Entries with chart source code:
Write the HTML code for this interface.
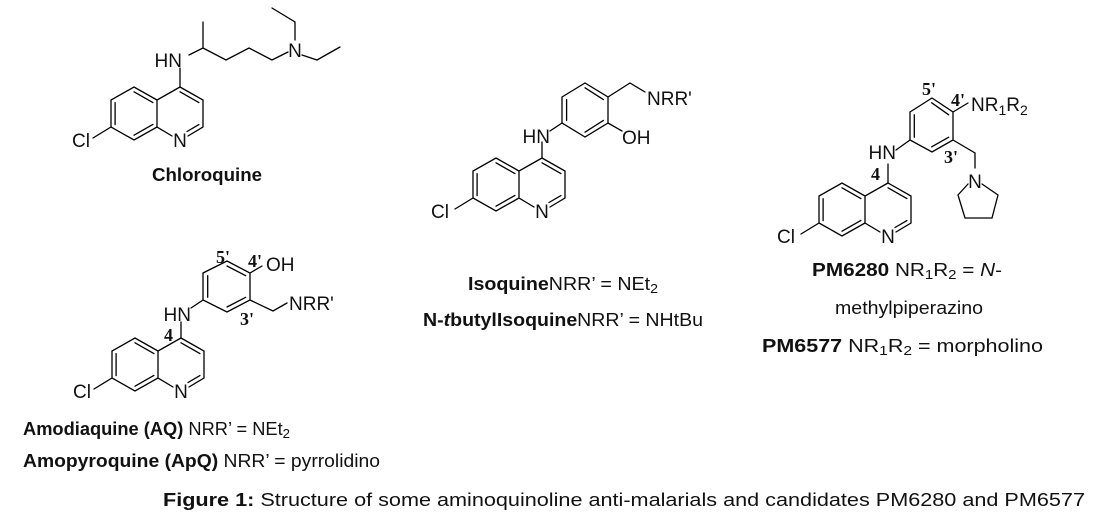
<!DOCTYPE html>
<html><head><meta charset="utf-8"><style>
html,body{margin:0;padding:0;background:#fff;}
svg{display:block;}
.b{stroke:#000;stroke-width:1.3;fill:none;stroke-linecap:round;}
.a{font-family:"Liberation Sans",sans-serif;font-size:19px;fill:#111;}
.n{font-family:"Liberation Serif",serif;font-size:18px;font-weight:bold;fill:#111;}
.t{font-family:"Liberation Sans",sans-serif;font-size:18px;fill:#111;}
.tb{font-weight:bold;}
</style></head><body>
<svg width="1100" height="520" viewBox="0 0 1100 520" xmlns="http://www.w3.org/2000/svg">
<defs>
<g id="q">
<path class="b" d="M0,0 L23,13 L23,40 L8,49 M-8,49 L-23,40 L-23,13 L0,0 M-23,13 L-46,0 L-69,13 L-69,40 L-46,53 L-23,40 M-69,40 L-87,51"/>
<path class="b" d="M0,4.8 L18.9,15.6 M18.9,37.6 L7,44.5 M-46,4.8 L-27.1,15.6 M-64.9,15.6 L-64.9,37.6 M-46,48.2 L-27.1,37.4"/>
</g>
</defs>

<!-- Chloroquine -->
<use href="#q" x="180" y="87"/>
<text class="a" x="180" y="147" text-anchor="middle">N</text>
<text class="a" x="72" y="147">Cl</text>
<path class="b" d="M180,87 L180,68 M189,55 L203,48 L203,22 M203,48 L226,60 L249,48 L272,60 L288,52 M295,40 L295,22 L272,8 M302,55 L317,60 L340,47"/>
<text class="a" x="182" y="67" text-anchor="end">HN</text>
<text class="a" x="295" y="57" text-anchor="middle">N</text>
<text class="t tb" x="152" y="181" textLength="110" lengthAdjust="spacingAndGlyphs">Chloroquine</text>

<!-- Amodiaquine -->
<use href="#q" x="181" y="338"/>
<text class="a" x="181" y="398" text-anchor="middle">N</text>
<text class="a" x="73" y="398">Cl</text>
<path class="b" d="M181,338 L181,322 M191,308 L203,300"/>
<path class="b" d="M203,273 L227,261 L250,273 L250,300 L227,312 L203,300 Z M207.7,275.7 L207.7,297.3 M227,266 L245.7,275.7 M227,307 L245.7,297.3 M250,273 L262,266 M250,300 L273,311 L287,303"/>
<text class="a" x="191" y="321" text-anchor="end">HN</text>
<text class="a" x="266" y="271">OH</text>
<text class="a" x="289" y="310">NRR'</text>
<text class="n" x="216" y="263">5'</text>
<text class="n" x="248" y="267">4'</text>
<text class="n" x="240" y="325">3'</text>
<text class="n" x="164" y="341">4</text>
<text class="t" x="23" y="435" textLength="267" lengthAdjust="spacingAndGlyphs"><tspan class="tb">Amodiaquine (AQ)</tspan> NRR’ = NEt<tspan font-size="13" dy="3">2</tspan></text>
<text class="t" x="23" y="467" textLength="357" lengthAdjust="spacingAndGlyphs"><tspan class="tb">Amopyroquine (ApQ)</tspan> NRR’ = pyrrolidino</text>

<!-- Isoquine -->
<use href="#q" x="542" y="158"/>
<text class="a" x="542" y="218" text-anchor="middle">N</text>
<text class="a" x="431" y="218">Cl</text>
<path class="b" d="M542,158 L542,142 M550,131 L562,123"/>
<path class="b" d="M562,97 L585,83 L608,97 L608,123 L585,137 L562,123 Z M566.6,99.6 L566.6,120.4 M585,87.8 L603.4,99.6 M585,132.2 L603.4,120.4 M608,97 L630,83 L645,92 M608,123 L622,131"/>
<text class="a" x="550" y="143" text-anchor="end">HN</text>
<text class="a" x="647" y="105">NRR'</text>
<text class="a" x="622" y="144">OH</text>
<text class="t" x="468" y="290" textLength="190" lengthAdjust="spacingAndGlyphs"><tspan class="tb">Isoquine</tspan>NRR’ = NEt<tspan font-size="13" dy="3">2</tspan></text>
<text class="t" x="423" y="326" textLength="280" lengthAdjust="spacingAndGlyphs"><tspan class="tb">N-<tspan font-style="italic">t</tspan>butylIsoquine</tspan>NRR’ = NHtBu</text>

<!-- PM6280 -->
<use href="#q" x="888" y="183"/>
<text class="a" x="888" y="243" text-anchor="middle">N</text>
<text class="a" x="777" y="243">Cl</text>
<path class="b" d="M888,183 L888,164 M896,150 L910,140"/>
<path class="b" d="M910,112 L932,98 L953,112 L953,140 L932,152 L910,140 Z M914.3,114.8 L914.3,137.2 M931.7,102.8 L948.7,114.8 M931.7,146.8 L948.7,137.2 M953,112 L968,103 M953,140 L975,153 L975,168 M968,184 L958,195 L965,218 L992,218 L998,195 L982,184"/>
<text class="a" x="896" y="159" text-anchor="end">HN</text>
<text class="a" x="975" y="188" text-anchor="middle">N</text>
<text class="a" x="971" y="111">NR<tspan font-size="14" dy="4">1</tspan><tspan dy="-4">R</tspan><tspan font-size="14" dy="4">2</tspan></text>
<text class="n" x="922" y="95">5'</text>
<text class="n" x="951" y="106">4'</text>
<text class="n" x="944" y="163">3'</text>
<text class="n" x="871" y="180">4</text>
<text class="t" x="812" y="276" textLength="190" lengthAdjust="spacingAndGlyphs"><tspan class="tb">PM6280</tspan> NR<tspan font-size="13" dy="3">1</tspan><tspan dy="-3">R</tspan><tspan font-size="13" dy="3">2</tspan><tspan dy="-3"> = </tspan><tspan font-style="italic">N</tspan>-</text>
<text class="t" x="835" y="314" textLength="148" lengthAdjust="spacingAndGlyphs">methylpiperazino</text>
<text class="t" x="762" y="352" textLength="281" lengthAdjust="spacingAndGlyphs"><tspan class="tb">PM6577</tspan> NR<tspan font-size="13" dy="3">1</tspan><tspan dy="-3">R</tspan><tspan font-size="13" dy="3">2</tspan><tspan dy="-3"> = morpholino</tspan></text>

<!-- caption -->
<text class="t" x="163" y="506" textLength="922" lengthAdjust="spacingAndGlyphs"><tspan class="tb">Figure 1:</tspan> Structure of some aminoquinoline anti-malarials and candidates PM6280 and PM6577</text>
</svg>
</body></html>
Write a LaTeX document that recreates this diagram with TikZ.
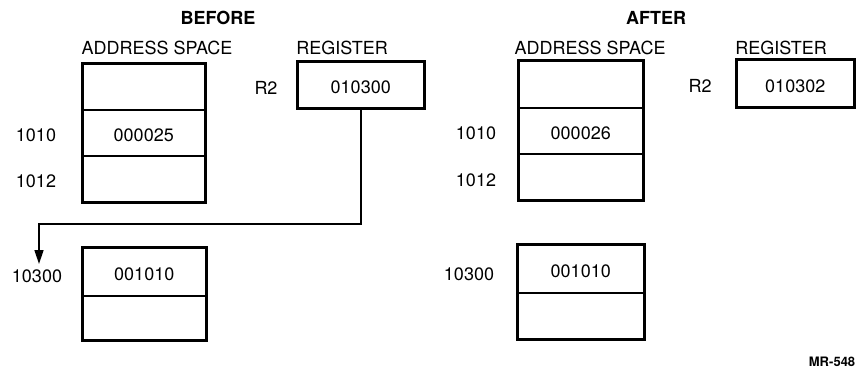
\documentclass[tikz,border=0pt]{standalone}
\usepackage{fontspec}
\setmainfont{TeX Gyre Heros}
\usetikzlibrary{arrows.meta}
\begin{document}
\begin{tikzpicture}[x=1pt,y=-1pt,
  txt/.style={font=\fontsize{18}{21}\selectfont, inner sep=0pt},
  head/.style={font=\fontsize{18}{21}\selectfont\bfseries, inner sep=0pt},
  cell/.style={draw, line width=1.5pt, anchor=north west, inner sep=0pt,
    font=\fontsize{18}{21}\selectfont, text height=18pt, text depth=0pt},
  outer/.style={draw, line width=2.8pt},
  conn/.style={draw, line width=1.6pt},
  tip/.style={-{Triangle[length=14pt,width=9pt]}}]
\useasboundingbox (0,0) rectangle (857,368);
% ---------- BEFORE ----------
\node[head] (before) at (218,18) {BEFORE};
\node[txt] (bas) at (157,48) {ADDRESS SPACE};
\node[txt] (breg) at (342,48) {REGISTER};
\node[cell, minimum width=122pt, minimum height=46pt] (bA1) at (82,63) {};
\node[cell, minimum width=122pt, minimum height=46pt] (bA2) at (82,109) {000025};
\node[cell, minimum width=122pt, minimum height=46pt] (bA3) at (82,155) {};
\draw[outer] (bA1.north west) rectangle (bA3.south east);
\node[txt] (b1010) at (36,135) {1010};
\node[txt] (b1012) at (36,181) {1012};
\node[cell, minimum width=126pt, minimum height=46pt] (bR) at (297,61) {010300};
\draw[outer] (bR.north west) rectangle (bR.south east);
\node[txt] (bR2) at (266,88) {R2};
\node[cell, minimum width=123pt, minimum height=48pt] (bB1) at (82,247) {001010};
\node[cell, minimum width=123pt, minimum height=44pt] (bB2) at (82,295) {};
\draw[outer] (bB1.north west) rectangle (bB2.south east);
\node[txt] (b10300) at (37,276) {10300};
\coordinate (bend) at (39,224);
\coordinate (arrtip) at (39,264);
\draw[conn,tip] (bR.south) |- (bend) -- (arrtip);
% ---------- AFTER ----------
\node[head] (after) at (656,18) {AFTER};
\node[txt] (aas) at (590,48) {ADDRESS SPACE};
\node[txt] (areg) at (781,48) {REGISTER};
\node[cell, minimum width=124pt, minimum height=47pt] (aA1) at (518,60) {};
\node[cell, minimum width=124pt, minimum height=46pt] (aA2) at (518,107) {000026};
\node[cell, minimum width=124pt, minimum height=46pt] (aA3) at (518,153) {};
\draw[outer] (aA1.north west) rectangle (aA3.south east);
\node[txt] (a1010) at (476,133) {1010};
\node[txt] (a1012) at (476,180) {1012};
\node[cell, minimum width=117pt, minimum height=47pt] (aR) at (736,59) {010302};
\draw[outer] (aR.north west) rectangle (aR.south east);
\node[txt] (aR2) at (700,86) {R2};
\node[cell, minimum width=126pt, minimum height=48pt] (aB1) at (517,244) {001010};
\node[cell, minimum width=126pt, minimum height=46pt] (aB2) at (517,292) {};
\draw[outer] (aB1.north west) rectangle (aB2.south east);
\node[txt] (a10300) at (469,274) {10300};
\node[inner sep=0pt, font=\fontsize{13}{15}\selectfont\bfseries] (mr) at (832,362) {MR-548};
\end{tikzpicture}
\end{document}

AIM:
Go through the material and copy out every line with "Write" in it.

SOLUTION TO THE PROBLEM:
Write the HTML code for this interface.
Write a LaTeX document that recreates this diagram with TikZ.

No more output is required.